Influence of different geometric arrangements of discontinuous reinforcement on tensile strength and fracture behavior of carbon/epoxy laminates

Abstract

This study presents the influence of different geometric arrangements of butt joint formed by plain weave fabric prepreg layers on mechanical and fracture behavior of carbon/epoxy laminates tested under tensile loading. The experimental test results showed a reduction of up to 17% on the tensile failure load, due to the presence of the discontinuity in the reinforcement, when compared to the continuous fiber reinforced composites. However, statistical analyses demonstrated that the different staggering methods of the butt joints did not affect considerably the tensile mechanical behavior of the laminates.

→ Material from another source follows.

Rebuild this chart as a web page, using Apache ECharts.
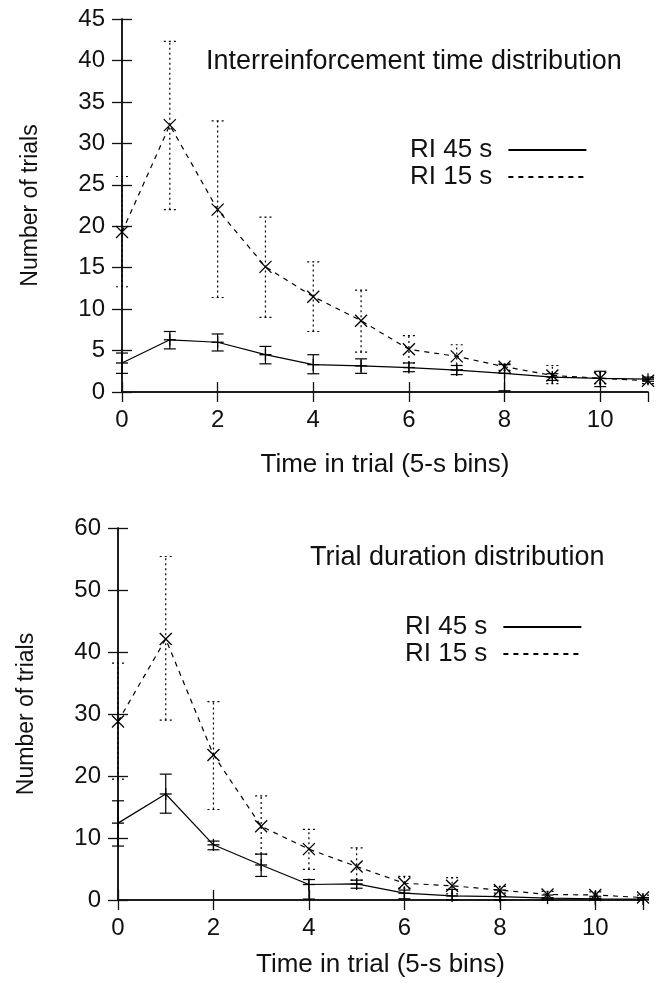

The stress concentration in the embedded joint regions was observed by finite element analysis results, which predicted the tensile failure load and also the failure region, according to Hashin criterion. SEM analyses revealed that all specimen configurations exhibited fracture in the butt joint regions, with the occurrence of cohesive failure of the matrix originated in the co-curing process, associated with a strong interfacial adhesion with the fibers. This behavior evidences a high interfacial strength of the co-cured plies joints, which is attributed to the good quality of the prepreg material associated with the efficiency of the laminate manufacturing process. The numerical studies showed a good fit with the available experimental results regarding tensile failure load. Therefore, the implemented finite element model proved to be adequate to accurately predict the tensile strength of plain weave fabric laminates containing layer joints.